Nous nous sommes donc donné rendez-vous dans un café. J’étais terrifiée. Nous nous sommes assis, face à face, à une toute petite table et nous nous sommes regardés. Ses beaux yeux bleus, identiques aux miens, se sont remplis de larmes. Il m’a pris la main. Jusque-là, je savais qu’il avait des doutes, et qu’il ne voulait pas trop s’emballer avant de me voir. Mais à cet instant précis, comme par magie, ses doutes et les miens se sont envolés. Nous avons parlé de tout et de rien, de mon enfance, de ma famille et de ses quatre enfants. Il était deux fois grand-père.

Je ne sais plus trop combien de temps nous sommes restés là, dans ce café, à faire connaissance. Mais je sais que j’y suis entrée orpheline et que j’en suis ressortie avec une famille.

Un papa, une belle-maman, deux frères, deux soeurs, deux neveux, des oncles et des tantes. Une joyeuse bande de bons vivants, au sourire communicatif et aux yeux pétillants, qui m’ont accueillie à bras ouverts.
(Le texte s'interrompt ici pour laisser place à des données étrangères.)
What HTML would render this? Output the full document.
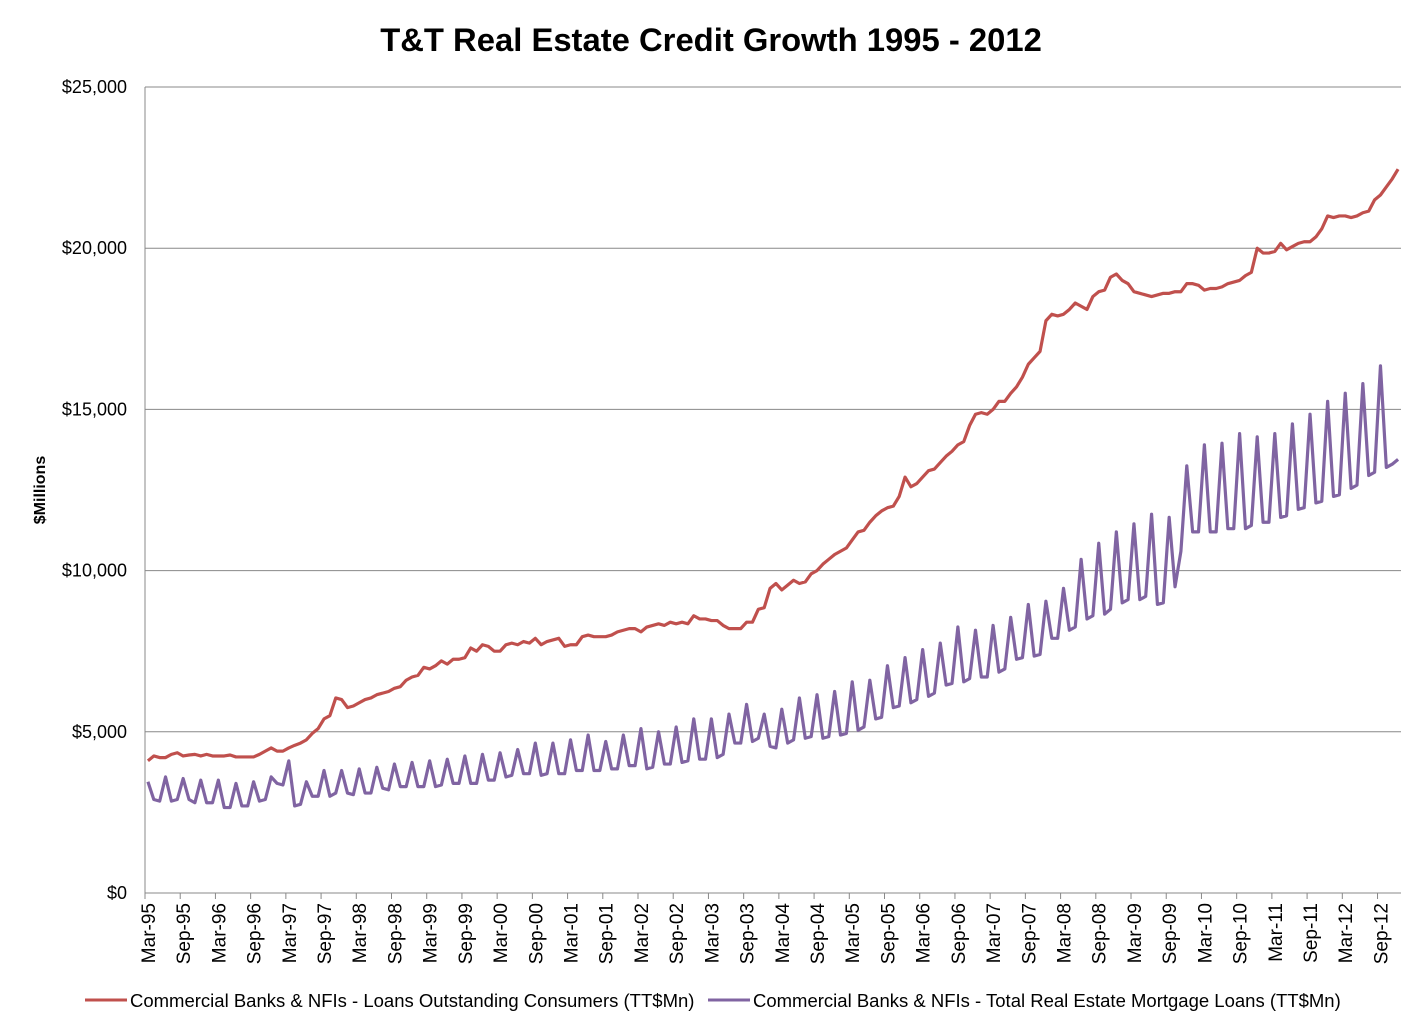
<!DOCTYPE html>
<html><head><meta charset="utf-8"><style>
html,body{margin:0;padding:0;background:#fff;}
svg{display:block;font-family:"Liberation Sans",sans-serif;}
</style></head><body>
<svg id="chart" width="1423" height="1033">
<text x="711" y="51" text-anchor="middle" font-size="32.8" font-weight="bold" fill="#000">T&amp;T Real Estate Credit Growth 1995 - 2012</text>
<text transform="translate(45,490) rotate(-90)" text-anchor="middle" font-size="16" font-weight="bold">$Millions</text>
<g id="grid"></g><g id="axes"></g><g id="series"></g>
<g>
<line x1="85" y1="1000" x2="127" y2="1000" stroke="#c0504d" stroke-width="3"/>
<text x="130" y="1007" font-size="18.5">Commercial Banks &amp; NFIs - Loans Outstanding Consumers (TT$Mn)</text>
<line x1="708" y1="1000" x2="750" y2="1000" stroke="#8064a2" stroke-width="3"/>
<text x="753" y="1007" font-size="18.5">Commercial Banks &amp; NFIs - Total Real Estate Mortgage Loans (TT$Mn)</text>
</g>
</svg>
<script>
const yTicks=[0,5000,10000,15000,20000,25000];
const startYear=1995, startMonth=2; // Mar-95
const consumerLoans=[4100,4250,4200,4200,4300,4350,4250,4280,4300,4250,
4300,4250,4250,4250,4280,4220,4220,4220,4220,4300,4400,4500,
4400,4400,4500,4580,4650,4750,4950,5100,5400,5500,6050,6000,
5750,5800,5900,6000,6050,6150,6200,6250,6350,6400,6600,6700,
6750,7000,6950,7050,7200,7100,7250,7250,7300,7600,7500,7700,
7650,7500,7500,7700,7750,7700,7800,7750,7900,7700,7800,7850,
7900,7650,7700,7700,7950,8000,7950,7950,7950,8000,8100,8150,
8200,8200,8100,8250,8300,8350,8300,8400,8350,8400,8350,8600,
8500,8500,8450,8450,8300,8200,8200,8200,8400,8400,8800,8850,
9450,9600,9400,9550,9700,9600,9650,9900,10000,10200,10350,10500,
10600,10700,10950,11200,11250,11500,11700,11850,11950,12000,12300,12900,
12600,12700,12900,13100,13150,13350,13550,13700,13900,14000,14500,14850,
14900,14850,15000,15250,15250,15500,15700,16000,16400,16600,16800,17750,
17950,17900,17950,18100,18300,18200,18100,18500,18650,18700,19100,19200,
19000,18900,18650,18600,18550,18500,18550,18600,18600,18650,18650,18900,
18900,18850,18700,18750,18750,18800,18900,18950,19000,19150,19250,20000,
19850,19850,19900,20150,19950,20050,20150,20200,20200,20350,20600,21000,
20950,21000,21000,20950,21000,21100,21150,21500,21650,21900,22150,22450];
const mortgageLoans=[3450,2900,2850,3600,2850,2900,3550,2900,2800,3500,
2800,2800,3500,2650,2650,3400,2700,2700,3450,2850,2900,3600,
3400,3350,4100,2700,2750,3450,3000,3000,3800,3000,3100,3800,
3100,3050,3850,3100,3100,3900,3250,3200,4000,3300,3300,4050,
3300,3300,4100,3300,3350,4150,3400,3400,4250,3400,3400,4300,
3500,3500,4350,3600,3650,4450,3700,3700,4650,3650,3700,4650,
3700,3700,4750,3800,3800,4900,3800,3800,4700,3850,3850,4900,
3950,3950,5100,3850,3900,5000,4000,4000,5150,4050,4100,5400,
4150,4150,5400,4200,4300,5550,4650,4650,5850,4700,4800,5550,
4550,4500,5700,4650,4750,6050,4800,4850,6150,4800,4850,6250,
4900,4950,6550,5050,5150,6600,5400,5450,7050,5750,5800,7300,
5900,6000,7550,6100,6200,7750,6450,6500,8250,6550,6650,8150,
6700,6700,8300,6850,6950,8550,7250,7300,8950,7350,7400,9050,
7900,7900,9450,8150,8250,10350,8500,8600,10850,8650,8800,11200,
9000,9100,11450,9100,9200,11750,8950,9000,11650,9500,10600,13250,
11200,11200,13900,11200,11200,13950,11300,11300,14250,11300,11400,14150,
11500,11500,14250,11650,11700,14550,11900,11950,14850,12100,12150,15250,
12300,12350,15500,12550,12650,15800,12950,13050,16350,13200,13300,13450];
const monthNames=["Jan","Feb","Mar","Apr","May","Jun","Jul","Aug","Sep","Oct","Nov","Dec"];
const L=145,R=1401,T=87,B=893,maxY=25000;
const n=consumerLoans.length, cw=(R-L)/n;
const xs=i=>L+cw*(i+0.5);
const ys=v=>B-(v/maxY)*(B-T);
const NS="http://www.w3.org/2000/svg";
function mk(tag,attrs,parent){const e=document.createElementNS(NS,tag);for(const k in attrs)e.setAttribute(k,attrs[k]);parent.appendChild(e);return e;}
const grid=document.getElementById('grid'),axes=document.getElementById('axes'),series=document.getElementById('series');
yTicks.forEach(v=>{
  if(v>0){const g=mk('line',{x1:L,x2:R,y1:ys(v),y2:ys(v),stroke:'#888','stroke-width':1},grid);
  
  }
  const t=mk('text',{x:127,y:ys(v)+6,'text-anchor':'end','font-size':18},axes);
  t.textContent='$'+v.toLocaleString('en-US');
  
  
});
const ya=mk('line',{x1:L,x2:L,y1:T,y2:B,stroke:'#888','stroke-width':1},axes);


const xa=mk('line',{x1:L,x2:R,y1:B,y2:B,stroke:'#888','stroke-width':1},axes);


for(let i=0;i<n;i+=6){
  const tx=L+cw*i;
  const tk=mk('line',{x1:tx,x2:tx,y1:B,y2:B+6,stroke:'#888'},axes);
  
  
  const m=(startMonth+i)%12, yr=startYear+Math.floor((startMonth+i)/12);
  const lab=monthNames[m]+'-'+String(yr%100).padStart(2,'0');
  const t=mk('text',{transform:`translate(${xs(i)+7},${B+10}) rotate(-90)`,'text-anchor':'end','font-size':19},axes);
  t.textContent=lab;
  
  
}
function line(arr,color,name){
  const d=arr.map((v,i)=>(i?'L':'M')+xs(i).toFixed(2)+','+ys(v).toFixed(2)).join('');
  const p=mk('path',{d:d,fill:'none',stroke:color,'stroke-width':3.2,'stroke-linejoin':'round'},series);
  
  
}
line(mortgageLoans,'#8064a2','mortgage-loans-line');
line(consumerLoans,'#c0504d','consumer-loans-line');
</script>
</body></html>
« Le plus dur, c’est que la personne qui a fait ce choix pour nous n’est plus là pour s’expliquer ni pour vivre avec nous la deuxième moitié de notre histoire. »

Mon père et moi avons parfois du mal à faire la paix avec tout le temps que nous avons perdu. Il aurait voulu de moi, et j’aurais eu besoin de lui. Le plus dur, c’est que la personne qui a fait ce choix pour nous n’est plus là pour s’expliquer ni pour vivre avec nous la deuxième moitié de notre histoire. La seule chose qui nous reste à faire, c’est de profiter pleinement du temps qui nous reste. J’ai encore parfois du mal à y croire.

J’ai un père. Le meilleur père du monde.